Yotta infrastructure to invest Rs 7,000 cr for data centre park in UP

Mumbai, Oct 27 | Hiranandani Group subsidiary Yotta Infrastructure on Tuesday announced to invest Rs 7,000 crore to set up a 20-acre hyperscale data centre park in Greater Noida.

The company said it has received necessary approvals from the US government for the park that will house six interconnected data centre buildings offering 30,000 racks capacity and 200MW of power.

The construction for the first building will commence in December.

“Yotta’s vision to support the Digital India initiative just received a big boost with the inclusion of our northern India campus that will enable us to address India’s growing need for data sovereignty,” said Dr Niranjan Hiranandani, Co-founder and Managing Director of the Hiranandani Group.

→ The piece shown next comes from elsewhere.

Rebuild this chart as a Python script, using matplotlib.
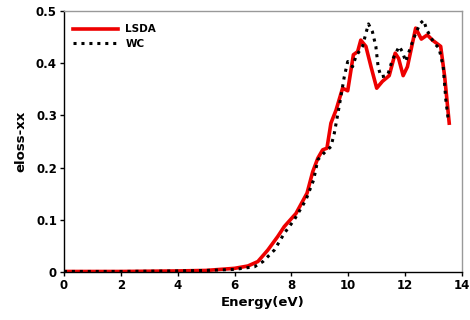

In July, Yotta launched the world’s 2nd largest tier IV data centre in its Navi Mumbai Datacenter park.

The company has also inked an MoU with the Tamil Nadu government to set up a campus in Chennai at an investment of Rs 4,000 crore.

“We expect our NCR campus to be operational with the first building before July 2022.

“It was a very natural choice for us to look at NCR to set up our third facility after Navi Mumbai and Chennai, given the growing needs of enterprises and intentions of hyperscale cloud service providers for expanding their availability zones in this region,”: said Sunil Gupta, Co-founder and CEO of Yotta Infrastructure.

Yotta is a managed data centre service provider that designs, builds, and operates large-scale hyperdensity Data Center Parks in Navi Mumbai, Chennai and Delhi.